With the images removed, repeat the data below exactly.

▸ DATA BLOCK

** BEGIN **

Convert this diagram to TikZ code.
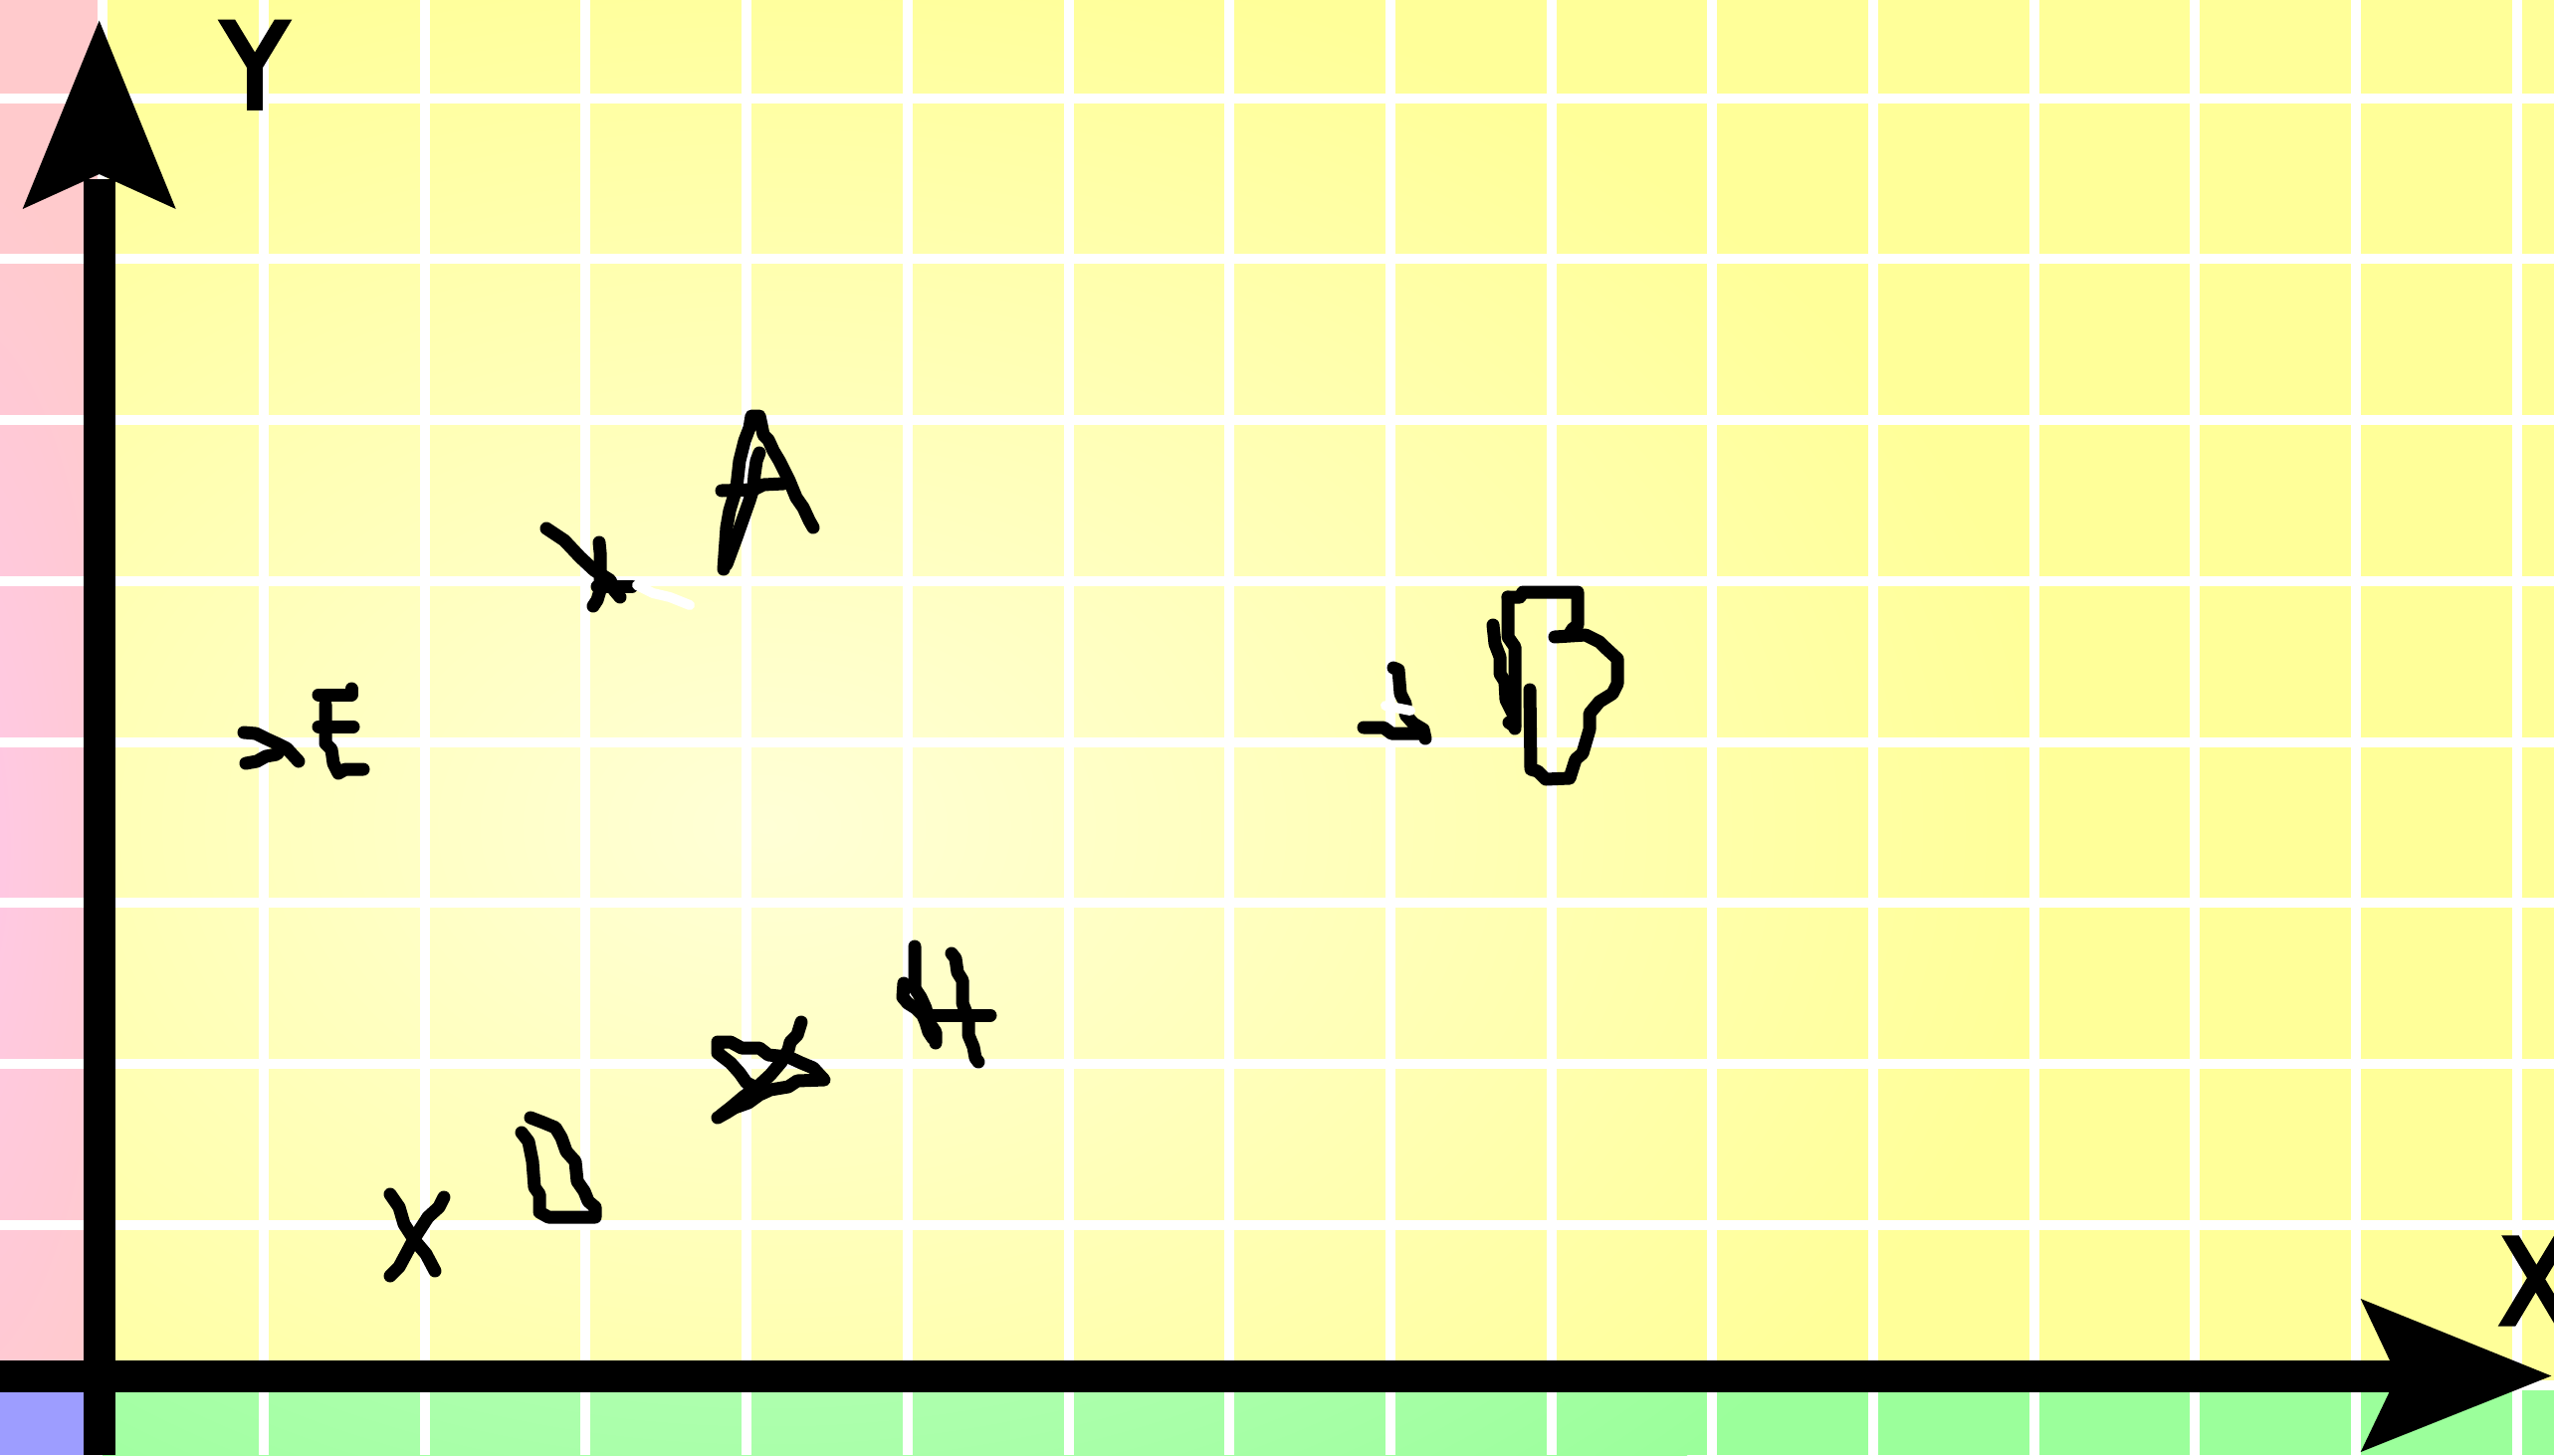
\documentclass[tikz,border=0pt]{standalone}
\usepackage{fontspec}
\setmainfont{DejaVu Sans}
\newfontfamily\axisfont[FakeBold=4.5,FakeStretch=0.9]{DejaVu Sans}
\definecolor{yelE}{RGB}{255,255,153}
\definecolor{yelC}{RGB}{255,255,214}
\definecolor{pinkA}{RGB}{255,200,232}
\definecolor{pinkB}{RGB}{255,202,204}
\definecolor{blueQ}{RGB}{157,157,255}
\definecolor{greenE}{RGB}{155,255,155}
\definecolor{greenC}{RGB}{205,255,205}
\tikzset{
  gridline/.style={draw=white, line width=10pt},
  axisline/.style={draw=black, line width=32pt},
  headfill/.style={fill=black},
  ink/.style={draw=black, line width=13pt, line cap=round, line join=round},
  eraser/.style={draw=white, line width=10pt, line cap=round, line join=round},
  axislabel/.style={inner sep=0pt, text=black, font=\axisfont\fontsize{118}{120}\selectfont},
}
\begin{document}
\begin{tikzpicture}[x=1pt,y=-1pt]
\useasboundingbox (0,0) rectangle (2566,1462);
% quadrants
\fill[yelE] (103,0) rectangle (2566,1392);
\begin{scope}
  \clip (103,0) rectangle (2566,1392);
  \shade[inner color=yelC, outer color=yelE] (770,830) ellipse (1300pt and 900pt);
\end{scope}
\fill[greenE] (103,1392) rectangle (2566,1462);
\begin{scope}
  \clip (103,1392) rectangle (2566,1462);
  \shade[inner color=greenC, outer color=greenE] (770,830) ellipse (1300pt and 900pt);
\end{scope}
\fill[pinkB] (0,0) rectangle (103,1392);
\begin{scope}
  \clip (0,0) rectangle (103,1392);
  \shade[inner color=pinkA, outer color=pinkB] (-40,850) ellipse (200pt and 700pt);
\end{scope}
\fill[blueQ] (0,1392) rectangle (103,1462);
% grid
\foreach \k in {0,...,15} \draw[gridline] ({103.3+\k*161.7},0) -- ({103.3+\k*161.7},1462);
\foreach \k in {0,...,8} \draw[gridline] (0,{98.7+\k*161.7}) -- (2566,{98.7+\k*161.7});
% axes
\coordinate (yfoot) at (99.7,1462);
\coordinate (yneck) at (99.7,180);
\coordinate (xfoot) at (0,1382.5);
\coordinate (xneck) at (2420,1382.5);
\draw[axisline] (yfoot) -- (yneck);
\fill[headfill] (99.7,20.7) -- (176.7,210) -- (99.7,175) -- (22.7,210) -- cycle;
\draw[axisline] (xfoot) -- (xneck);
\fill[headfill] (2563.3,1382.5) -- (2371.7,1459) -- (2408.3,1382.5) -- (2371.7,1305) -- cycle;
\node[axislabel, anchor=base] (ylabel) at (256,108.3) {Y};
\node[axislabel, anchor=base west] (xlabel) at (2511,1330) {X};
% scribble: K-like mark
\draw[ink] (549,531) -- (567,543) -- (583,560) -- (597,573) -- (613,583) -- (617,593) -- (623,600);
\draw[ink] (602,545) -- (603,555) -- (603,593) -- (600,603) -- (596,609);
\draw[ink] (600,589) -- (635,589);
\draw[eraser] (640,588) -- (656,596) -- (673,600) -- (693,608);
% scribble: A
\draw[ink] (727,572) -- (730,530) -- (733,513) -- (740,490) -- (743,463) -- (748,443) -- (753,430) -- (755,418) -- (763,418) -- (765,427) -- (767,437) -- (772,442) -- (777,453) -- (783,463) -- (790,477) -- (793,483) -- (800,500) -- (807,510) -- (813,523) -- (817,530);
\draw[ink] (730,567) -- (740,540) -- (747,520) -- (753,503) -- (757,490) -- (758,477) -- (760,463) -- (763,455);
\draw[ink] (725,493) -- (757,492) -- (767,487) -- (787,486);
% scribble: >E
\draw[ink] (245,736) -- (257,737) -- (267,742) -- (278,747) -- (288,752) -- (300,765);
\draw[ink] (247,767) -- (258,765) -- (267,760) -- (278,758) -- (283,752);
\draw[ink] (320,698) -- (353,698) -- (353,692);
\draw[ink] (320,730) -- (355,730);
\draw[ink] (327,708) -- (327,747) -- (333,753) -- (335,767) -- (340,777) -- (347,773) -- (365,773);
% scribble: 1 and B
\draw[ink] (1400,671) -- (1405,673) -- (1407,697) -- (1412,707) -- (1412,718) -- (1420,727) -- (1430,733) -- (1432,742);
\draw[ink] (1370,731) -- (1390,731) -- (1398,737) -- (1430,737);
\draw[eraser] (1392,709) -- (1417,714);
\draw[ink] (1500,628) -- (1502,647) -- (1507,660) -- (1507,677) -- (1512,685) -- (1513,703) -- (1520,717) -- (1522,732);
\draw[ink] (1515,600) -- (1515,640) -- (1522,650) -- (1522,730) -- (1516,726);
\draw[ink] (1515,600) -- (1527,600) -- (1530,595) -- (1585,595) -- (1585,628) -- (1580,632) -- (1577,637);
\draw[ink] (1562,640) -- (1593,638) -- (1607,645) -- (1612,650) -- (1625,662) -- (1625,687) -- (1620,697) -- (1607,705) -- (1597,717) -- (1597,733) -- (1590,757) -- (1583,763) -- (1577,782) -- (1553,783) -- (1545,775) -- (1538,773) -- (1537,693);
% scribble: X
\draw[ink] (392,1200) -- (401,1213) -- (406,1230) -- (417,1247) -- (428,1260) -- (437,1277);
\draw[ink] (446,1203) -- (441,1213) -- (430,1223) -- (417,1243) -- (408,1260) -- (401,1273) -- (392,1282);
% scribble: D
\draw[ink] (524,1138) -- (531,1147) -- (535,1167) -- (537,1193) -- (542,1200) -- (542,1218) -- (551,1223) -- (598,1223) -- (598,1213) -- (591,1207) -- (587,1197) -- (580,1187) -- (578,1167) -- (569,1157) -- (564,1143) -- (558,1133) -- (546,1128) -- (533,1123);
% scribble: star-like mark
\draw[ink] (758,1092) -- (750,1088) -- (743,1078) -- (734,1068) -- (721,1058) -- (721,1047) -- (734,1047) -- (745,1053) -- (763,1053) -- (772,1060) -- (792,1062) -- (805,1068) -- (817,1073) -- (828,1085) -- (801,1086) -- (792,1092) -- (774,1095) -- (763,1100) -- (752,1108) -- (738,1113) -- (730,1118) -- (721,1123);
\draw[ink] (805,1027) -- (801,1040) -- (794,1047) -- (792,1055) -- (785,1067) -- (774,1080) -- (761,1092) -- (747,1102) -- (734,1113) -- (725,1120);
% scribble: H-like mark
\draw[ink] (919,951) -- (919,993) -- (925,1002) -- (930,1013) -- (933,1027) -- (940,1037) -- (940,1048);
\draw[ink] (908,988) -- (907,1002) -- (912,1008) -- (920,1013) -- (927,1020) -- (930,1027) -- (933,1037) -- (937,1043);
\draw[ink] (956,958) -- (960,963) -- (962,977) -- (967,985) -- (967,1008) -- (973,1023) -- (973,1040) -- (978,1052) -- (980,1063) -- (983,1067);
\draw[ink] (930,1020) -- (995,1020);
\end{tikzpicture}
\end{document}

** END **

▸ FINISHED ANSWER
Convert this diagram to TikZ code.
\documentclass[tikz,border=0pt]{standalone}
\usepackage{fontspec}
\setmainfont{DejaVu Sans}
\newfontfamily\axisfont[FakeBold=4.5,FakeStretch=0.9]{DejaVu Sans}
\definecolor{yelE}{RGB}{255,255,153}
\definecolor{yelC}{RGB}{255,255,214}
\definecolor{pinkA}{RGB}{255,200,232}
\definecolor{pinkB}{RGB}{255,202,204}
\definecolor{blueQ}{RGB}{157,157,255}
\definecolor{greenE}{RGB}{155,255,155}
\definecolor{greenC}{RGB}{205,255,205}
\tikzset{
  gridline/.style={draw=white, line width=10pt},
  axisline/.style={draw=black, line width=32pt},
  headfill/.style={fill=black},
  ink/.style={draw=black, line width=13pt, line cap=round, line join=round},
  eraser/.style={draw=white, line width=10pt, line cap=round, line join=round},
  axislabel/.style={inner sep=0pt, text=black, font=\axisfont\fontsize{118}{120}\selectfont},
}
\begin{document}
\begin{tikzpicture}[x=1pt,y=-1pt]
\useasboundingbox (0,0) rectangle (2566,1462);
% quadrants
\fill[yelE] (103,0) rectangle (2566,1392);
\begin{scope}
  \clip (103,0) rectangle (2566,1392);
  \shade[inner color=yelC, outer color=yelE] (770,830) ellipse (1300pt and 900pt);
\end{scope}
\fill[greenE] (103,1392) rectangle (2566,1462);
\begin{scope}
  \clip (103,1392) rectangle (2566,1462);
  \shade[inner color=greenC, outer color=greenE] (770,830) ellipse (1300pt and 900pt);
\end{scope}
\fill[pinkB] (0,0) rectangle (103,1392);
\begin{scope}
  \clip (0,0) rectangle (103,1392);
  \shade[inner color=pinkA, outer color=pinkB] (-40,850) ellipse (200pt and 700pt);
\end{scope}
\fill[blueQ] (0,1392) rectangle (103,1462);
% grid
\foreach \k in {0,...,15} \draw[gridline] ({103.3+\k*161.7},0) -- ({103.3+\k*161.7},1462);
\foreach \k in {0,...,8} \draw[gridline] (0,{98.7+\k*161.7}) -- (2566,{98.7+\k*161.7});
% axes
\coordinate (yfoot) at (99.7,1462);
\coordinate (yneck) at (99.7,180);
\coordinate (xfoot) at (0,1382.5);
\coordinate (xneck) at (2420,1382.5);
\draw[axisline] (yfoot) -- (yneck);
\fill[headfill] (99.7,20.7) -- (176.7,210) -- (99.7,175) -- (22.7,210) -- cycle;
\draw[axisline] (xfoot) -- (xneck);
\fill[headfill] (2563.3,1382.5) -- (2371.7,1459) -- (2408.3,1382.5) -- (2371.7,1305) -- cycle;
\node[axislabel, anchor=base] (ylabel) at (256,108.3) {Y};
\node[axislabel, anchor=base west] (xlabel) at (2511,1330) {X};
% scribble: K-like mark
\draw[ink] (549,531) -- (567,543) -- (583,560) -- (597,573) -- (613,583) -- (617,593) -- (623,600);
\draw[ink] (602,545) -- (603,555) -- (603,593) -- (600,603) -- (596,609);
\draw[ink] (600,589) -- (635,589);
\draw[eraser] (640,588) -- (656,596) -- (673,600) -- (693,608);
% scribble: A
\draw[ink] (727,572) -- (730,530) -- (733,513) -- (740,490) -- (743,463) -- (748,443) -- (753,430) -- (755,418) -- (763,418) -- (765,427) -- (767,437) -- (772,442) -- (777,453) -- (783,463) -- (790,477) -- (793,483) -- (800,500) -- (807,510) -- (813,523) -- (817,530);
\draw[ink] (730,567) -- (740,540) -- (747,520) -- (753,503) -- (757,490) -- (758,477) -- (760,463) -- (763,455);
\draw[ink] (725,493) -- (757,492) -- (767,487) -- (787,486);
% scribble: >E
\draw[ink] (245,736) -- (257,737) -- (267,742) -- (278,747) -- (288,752) -- (300,765);
\draw[ink] (247,767) -- (258,765) -- (267,760) -- (278,758) -- (283,752);
\draw[ink] (320,698) -- (353,698) -- (353,692);
\draw[ink] (320,730) -- (355,730);
\draw[ink] (327,708) -- (327,747) -- (333,753) -- (335,767) -- (340,777) -- (347,773) -- (365,773);
% scribble: 1 and B
\draw[ink] (1400,671) -- (1405,673) -- (1407,697) -- (1412,707) -- (1412,718) -- (1420,727) -- (1430,733) -- (1432,742);
\draw[ink] (1370,731) -- (1390,731) -- (1398,737) -- (1430,737);
\draw[eraser] (1392,709) -- (1417,714);
\draw[ink] (1500,628) -- (1502,647) -- (1507,660) -- (1507,677) -- (1512,685) -- (1513,703) -- (1520,717) -- (1522,732);
\draw[ink] (1515,600) -- (1515,640) -- (1522,650) -- (1522,730) -- (1516,726);
\draw[ink] (1515,600) -- (1527,600) -- (1530,595) -- (1585,595) -- (1585,628) -- (1580,632) -- (1577,637);
\draw[ink] (1562,640) -- (1593,638) -- (1607,645) -- (1612,650) -- (1625,662) -- (1625,687) -- (1620,697) -- (1607,705) -- (1597,717) -- (1597,733) -- (1590,757) -- (1583,763) -- (1577,782) -- (1553,783) -- (1545,775) -- (1538,773) -- (1537,693);
% scribble: X
\draw[ink] (392,1200) -- (401,1213) -- (406,1230) -- (417,1247) -- (428,1260) -- (437,1277);
\draw[ink] (446,1203) -- (441,1213) -- (430,1223) -- (417,1243) -- (408,1260) -- (401,1273) -- (392,1282);
% scribble: D
\draw[ink] (524,1138) -- (531,1147) -- (535,1167) -- (537,1193) -- (542,1200) -- (542,1218) -- (551,1223) -- (598,1223) -- (598,1213) -- (591,1207) -- (587,1197) -- (580,1187) -- (578,1167) -- (569,1157) -- (564,1143) -- (558,1133) -- (546,1128) -- (533,1123);
% scribble: star-like mark
\draw[ink] (758,1092) -- (750,1088) -- (743,1078) -- (734,1068) -- (721,1058) -- (721,1047) -- (734,1047) -- (745,1053) -- (763,1053) -- (772,1060) -- (792,1062) -- (805,1068) -- (817,1073) -- (828,1085) -- (801,1086) -- (792,1092) -- (774,1095) -- (763,1100) -- (752,1108) -- (738,1113) -- (730,1118) -- (721,1123);
\draw[ink] (805,1027) -- (801,1040) -- (794,1047) -- (792,1055) -- (785,1067) -- (774,1080) -- (761,1092) -- (747,1102) -- (734,1113) -- (725,1120);
% scribble: H-like mark
\draw[ink] (919,951) -- (919,993) -- (925,1002) -- (930,1013) -- (933,1027) -- (940,1037) -- (940,1048);
\draw[ink] (908,988) -- (907,1002) -- (912,1008) -- (920,1013) -- (927,1020) -- (930,1027) -- (933,1037) -- (937,1043);
\draw[ink] (956,958) -- (960,963) -- (962,977) -- (967,985) -- (967,1008) -- (973,1023) -- (973,1040) -- (978,1052) -- (980,1063) -- (983,1067);
\draw[ink] (930,1020) -- (995,1020);
\end{tikzpicture}
\end{document}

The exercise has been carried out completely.